◆ What is asked:
Transcribe the lines below verbatim, skipping the images.

◆ Source data:

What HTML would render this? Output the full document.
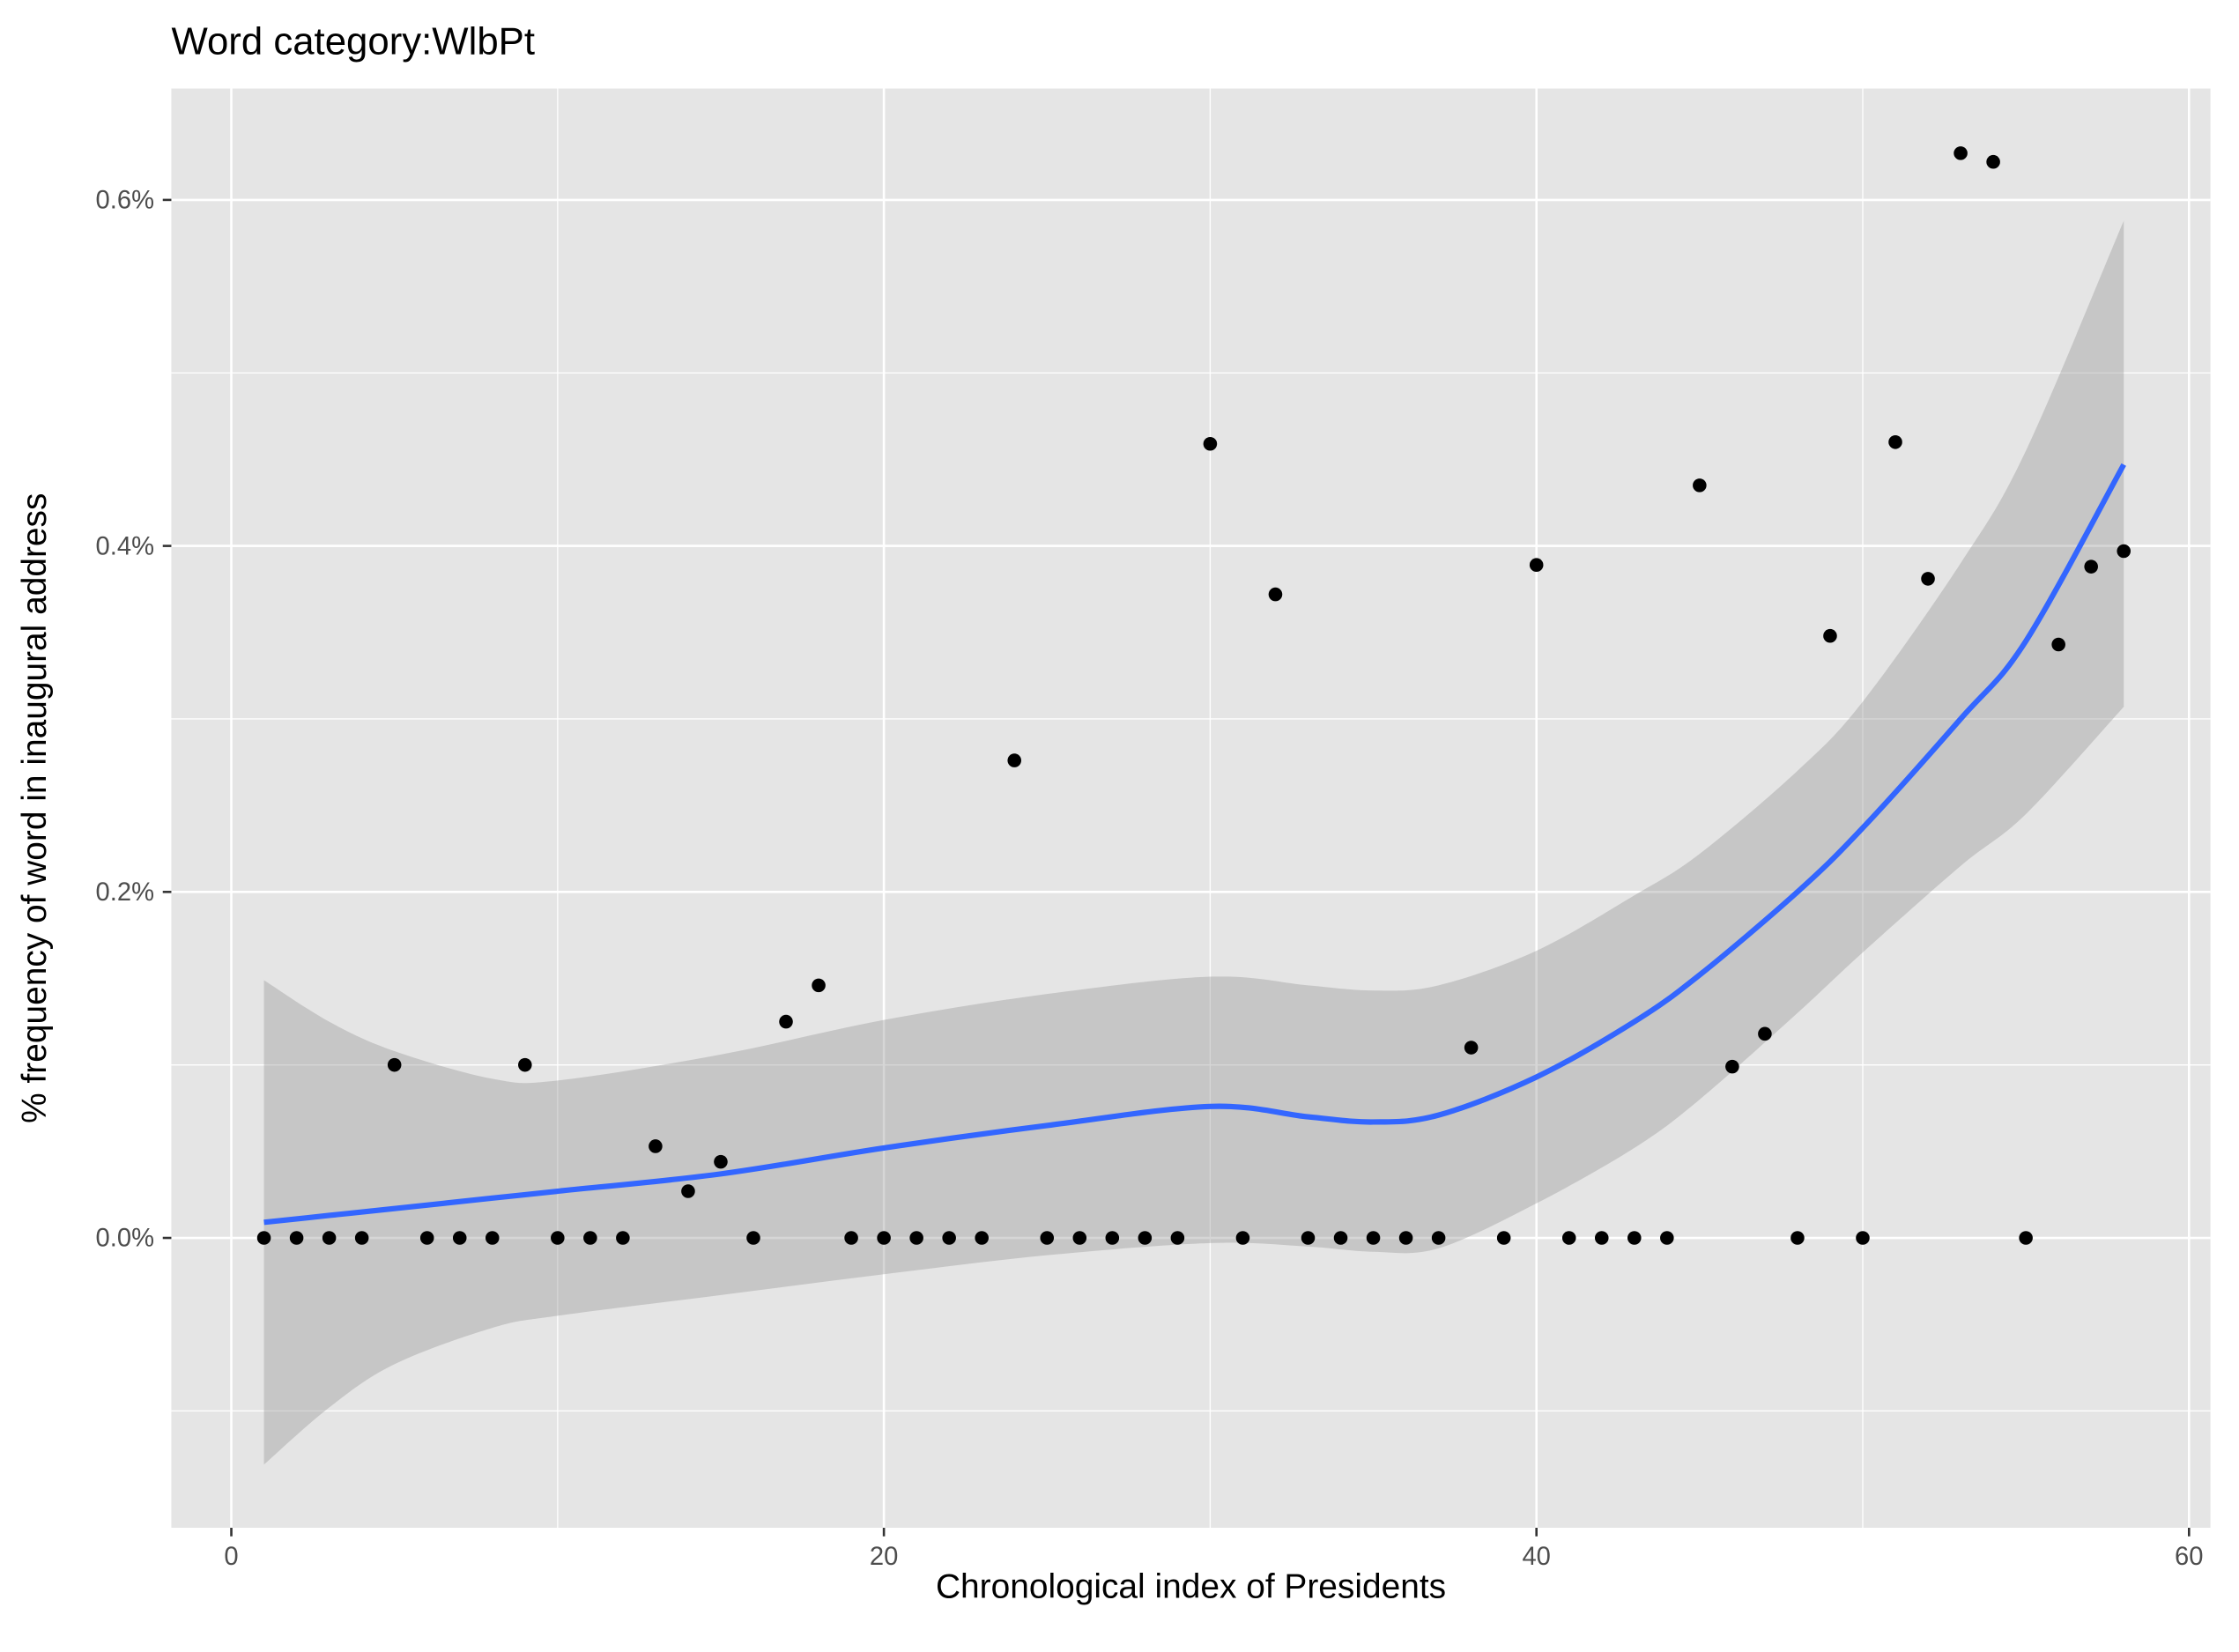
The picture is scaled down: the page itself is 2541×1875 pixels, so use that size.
<!DOCTYPE html>
<html><head><meta charset="utf-8"><style>
html,body{margin:0;padding:0;background:#fff;}
svg{display:block;font-family:"Liberation Sans",Arial,sans-serif;}
</style></head><body>
<svg id="chart" width="2541" height="1875" viewBox="0 0 1568 1157" xmlns="http://www.w3.org/2000/svg">
<text x="120" y="38" font-size="27" fill="#000">Word category:WlbPt</text>
<rect x="120" y="62" width="1428" height="1008" fill="#E5E5E5"/>
<g id="grid"></g>
<g id="band"></g>
<g id="pts"></g>
<g id="fitg"></g>
<g id="axes"></g>
<text x="834" y="1119" font-size="24" text-anchor="middle" fill="#000">Chronological index of Presidents</text>
<text transform="translate(32,566) rotate(-90)" font-size="24" text-anchor="middle" fill="#000">% frequency of word in inaugural address</text>
</svg>
<script>
const xs=[1,2,3,4,5,6,7,8,9,10,11,12,13,14,15,16,17,18,19,20,21,22,23,24,25,26,27,28,29,30,31,32,33,34,35,36,37,38,39,40,41,42,43,44,45,46,47,48,49,50,51,52,53,54,55,56,57,58];
const ys=[0,0,0,0,0.1,0,0,0,0.1,0,0,0,0.053,0.027,0.044,0,0.125,0.146,0,0,0,0,0,0.276,0,0,0,0,0,0.459,0,0.372,0,0,0,0,0,0.110,0,0.389,0,0,0,0,0.435,0.099,0.118,0,0.348,0,0.460,0.381,0.627,0.622,0,0.343,0.388,0.397];
const fitX=[1,3,5,8,10,15,20,25,30,33,35,37,40,43,45,48,50,53,55,58];
const fitY=[0.009,0.013,0.017,0.023,0.027,0.037,0.052,0.065,0.076,0.070,0.067,0.071,0.093,0.125,0.152,0.200,0.237,0.300,0.345,0.447];
const fitHi=[0.149,0.125,0.108,0.092,0.091,0.106,0.126,0.141,0.151,0.146,0.143,0.146,0.166,0.198,0.222,0.270,0.310,0.390,0.455,0.588];
const fitLo=[-0.131,-0.098,-0.073,-0.052,-0.045,-0.033,-0.021,-0.010,-0.003,-0.005,-0.008,-0.006,0.020,0.052,0.080,0.130,0.165,0.215,0.245,0.307];
const xTicks=[0,20,40,60];
const xMinor=[10,30,50];
const yTicks=[0,0.2,0.4,0.6];
const yTickLabels=["0.0%","0.2%","0.4%","0.6%"];
const yMinor=[-0.1,0.1,0.3,0.5];

const NS="http://www.w3.org/2000/svg";
const X=v=>162+v*(1533-162)/60;
const Y=v=>867-v*(867-140)/0.6;
function mk(t,p,a){const e=document.createElementNS(NS,t);for(const k in a)e.setAttribute(k,a[k]);p.appendChild(e);return e;}
const grid=document.getElementById('grid'),axes=document.getElementById('axes');
xMinor.forEach(v=>{const l=mk('line',grid,{x1:X(v),x2:X(v),y1:62,y2:1070,stroke:'#fff','stroke-width':0.8});

});
yMinor.forEach(v=>{const l=mk('line',grid,{x1:120,x2:1548,y1:Y(v),y2:Y(v),stroke:'#fff','stroke-width':0.8});

});
xTicks.forEach(v=>{const l=mk('line',grid,{x1:X(v),x2:X(v),y1:62,y2:1070,stroke:'#fff','stroke-width':1.6});


const t=mk('line',axes,{x1:X(v),x2:X(v),y1:1070,y2:1076,stroke:'#333','stroke-width':1.6});


const tx=mk('text',axes,{x:X(v),y:1096,'font-size':18,'text-anchor':'middle',fill:'#4D4D4D'});tx.textContent=v;

});
yTicks.forEach((v,i)=>{const l=mk('line',grid,{x1:120,x2:1548,y1:Y(v),y2:Y(v),stroke:'#fff','stroke-width':1.6});


const t=mk('line',axes,{x1:114,x2:120,y1:Y(v),y2:Y(v),stroke:'#333','stroke-width':1.6});


const tx=mk('text',axes,{x:108,y:Y(v)+6,'font-size':18,'text-anchor':'end',fill:'#4D4D4D'});tx.textContent=yTickLabels[i];

});
function cr(px,py){let d='';for(let i=0;i<px.length-1;i++){const p0=[px[Math.max(i-1,0)],py[Math.max(i-1,0)]],p1=[px[i],py[i]],p2=[px[i+1],py[i+1]],p3=[px[Math.min(i+2,px.length-1)],py[Math.min(i+2,px.length-1)]];
const c1=[p1[0]+(p2[0]-p0[0])/6,p1[1]+(p2[1]-p0[1])/6],c2=[p2[0]-(p3[0]-p1[0])/6,p2[1]-(p3[1]-p1[1])/6];
d+=' C'+c1+' '+c2+' '+p2;}return d;}
const fx=fitX.map(X);
const hi=fitHi.map(Y),lo=fitLo.map(Y);
const rx=fx.slice().reverse(),rlo=lo.slice().reverse();
const bandD='M'+fx[0]+','+hi[0]+cr(fx,hi)+' L'+rx[0]+','+rlo[0]+cr(rx,rlo)+' Z';
const band=mk('path',document.getElementById('band'),{d:bandD,fill:'#999','fill-opacity':0.4});


xs.forEach((x,i)=>{const c=mk('circle',document.getElementById('pts'),{cx:X(x),cy:Y(ys[i]),r:4.8,fill:'#000'});

});
const fy=fitY.map(Y);
const fl=mk('path',document.getElementById('fitg'),{d:'M'+fx[0]+','+fy[0]+cr(fx,fy),fill:'none',stroke:'#3366FF','stroke-width':3.8});


</script>
</body></html>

◆ Problem solution:
What HTML would render this? Output the full document.
The picture is scaled down: the page itself is 2541×1875 pixels, so use that size.
<!DOCTYPE html>
<html><head><meta charset="utf-8"><style>
html,body{margin:0;padding:0;background:#fff;}
svg{display:block;font-family:"Liberation Sans",Arial,sans-serif;}
</style></head><body>
<svg id="chart" width="2541" height="1875" viewBox="0 0 1568 1157" xmlns="http://www.w3.org/2000/svg">
<text x="120" y="38" font-size="27" fill="#000">Word category:WlbPt</text>
<rect x="120" y="62" width="1428" height="1008" fill="#E5E5E5"/>
<g id="grid"></g>
<g id="band"></g>
<g id="pts"></g>
<g id="fitg"></g>
<g id="axes"></g>
<text x="834" y="1119" font-size="24" text-anchor="middle" fill="#000">Chronological index of Presidents</text>
<text transform="translate(32,566) rotate(-90)" font-size="24" text-anchor="middle" fill="#000">% frequency of word in inaugural address</text>
</svg>
<script>
const xs=[1,2,3,4,5,6,7,8,9,10,11,12,13,14,15,16,17,18,19,20,21,22,23,24,25,26,27,28,29,30,31,32,33,34,35,36,37,38,39,40,41,42,43,44,45,46,47,48,49,50,51,52,53,54,55,56,57,58];
const ys=[0,0,0,0,0.1,0,0,0,0.1,0,0,0,0.053,0.027,0.044,0,0.125,0.146,0,0,0,0,0,0.276,0,0,0,0,0,0.459,0,0.372,0,0,0,0,0,0.110,0,0.389,0,0,0,0,0.435,0.099,0.118,0,0.348,0,0.460,0.381,0.627,0.622,0,0.343,0.388,0.397];
const fitX=[1,3,5,8,10,15,20,25,30,33,35,37,40,43,45,48,50,53,55,58];
const fitY=[0.009,0.013,0.017,0.023,0.027,0.037,0.052,0.065,0.076,0.070,0.067,0.071,0.093,0.125,0.152,0.200,0.237,0.300,0.345,0.447];
const fitHi=[0.149,0.125,0.108,0.092,0.091,0.106,0.126,0.141,0.151,0.146,0.143,0.146,0.166,0.198,0.222,0.270,0.310,0.390,0.455,0.588];
const fitLo=[-0.131,-0.098,-0.073,-0.052,-0.045,-0.033,-0.021,-0.010,-0.003,-0.005,-0.008,-0.006,0.020,0.052,0.080,0.130,0.165,0.215,0.245,0.307];
const xTicks=[0,20,40,60];
const xMinor=[10,30,50];
const yTicks=[0,0.2,0.4,0.6];
const yTickLabels=["0.0%","0.2%","0.4%","0.6%"];
const yMinor=[-0.1,0.1,0.3,0.5];

const NS="http://www.w3.org/2000/svg";
const X=v=>162+v*(1533-162)/60;
const Y=v=>867-v*(867-140)/0.6;
function mk(t,p,a){const e=document.createElementNS(NS,t);for(const k in a)e.setAttribute(k,a[k]);p.appendChild(e);return e;}
const grid=document.getElementById('grid'),axes=document.getElementById('axes');
xMinor.forEach(v=>{const l=mk('line',grid,{x1:X(v),x2:X(v),y1:62,y2:1070,stroke:'#fff','stroke-width':0.8});

});
yMinor.forEach(v=>{const l=mk('line',grid,{x1:120,x2:1548,y1:Y(v),y2:Y(v),stroke:'#fff','stroke-width':0.8});

});
xTicks.forEach(v=>{const l=mk('line',grid,{x1:X(v),x2:X(v),y1:62,y2:1070,stroke:'#fff','stroke-width':1.6});


const t=mk('line',axes,{x1:X(v),x2:X(v),y1:1070,y2:1076,stroke:'#333','stroke-width':1.6});


const tx=mk('text',axes,{x:X(v),y:1096,'font-size':18,'text-anchor':'middle',fill:'#4D4D4D'});tx.textContent=v;

});
yTicks.forEach((v,i)=>{const l=mk('line',grid,{x1:120,x2:1548,y1:Y(v),y2:Y(v),stroke:'#fff','stroke-width':1.6});


const t=mk('line',axes,{x1:114,x2:120,y1:Y(v),y2:Y(v),stroke:'#333','stroke-width':1.6});


const tx=mk('text',axes,{x:108,y:Y(v)+6,'font-size':18,'text-anchor':'end',fill:'#4D4D4D'});tx.textContent=yTickLabels[i];

});
function cr(px,py){let d='';for(let i=0;i<px.length-1;i++){const p0=[px[Math.max(i-1,0)],py[Math.max(i-1,0)]],p1=[px[i],py[i]],p2=[px[i+1],py[i+1]],p3=[px[Math.min(i+2,px.length-1)],py[Math.min(i+2,px.length-1)]];
const c1=[p1[0]+(p2[0]-p0[0])/6,p1[1]+(p2[1]-p0[1])/6],c2=[p2[0]-(p3[0]-p1[0])/6,p2[1]-(p3[1]-p1[1])/6];
d+=' C'+c1+' '+c2+' '+p2;}return d;}
const fx=fitX.map(X);
const hi=fitHi.map(Y),lo=fitLo.map(Y);
const rx=fx.slice().reverse(),rlo=lo.slice().reverse();
const bandD='M'+fx[0]+','+hi[0]+cr(fx,hi)+' L'+rx[0]+','+rlo[0]+cr(rx,rlo)+' Z';
const band=mk('path',document.getElementById('band'),{d:bandD,fill:'#999','fill-opacity':0.4});


xs.forEach((x,i)=>{const c=mk('circle',document.getElementById('pts'),{cx:X(x),cy:Y(ys[i]),r:4.8,fill:'#000'});

});
const fy=fitY.map(Y);
const fl=mk('path',document.getElementById('fitg'),{d:'M'+fx[0]+','+fy[0]+cr(fx,fy),fill:'none',stroke:'#3366FF','stroke-width':3.8});


</script>
</body></html>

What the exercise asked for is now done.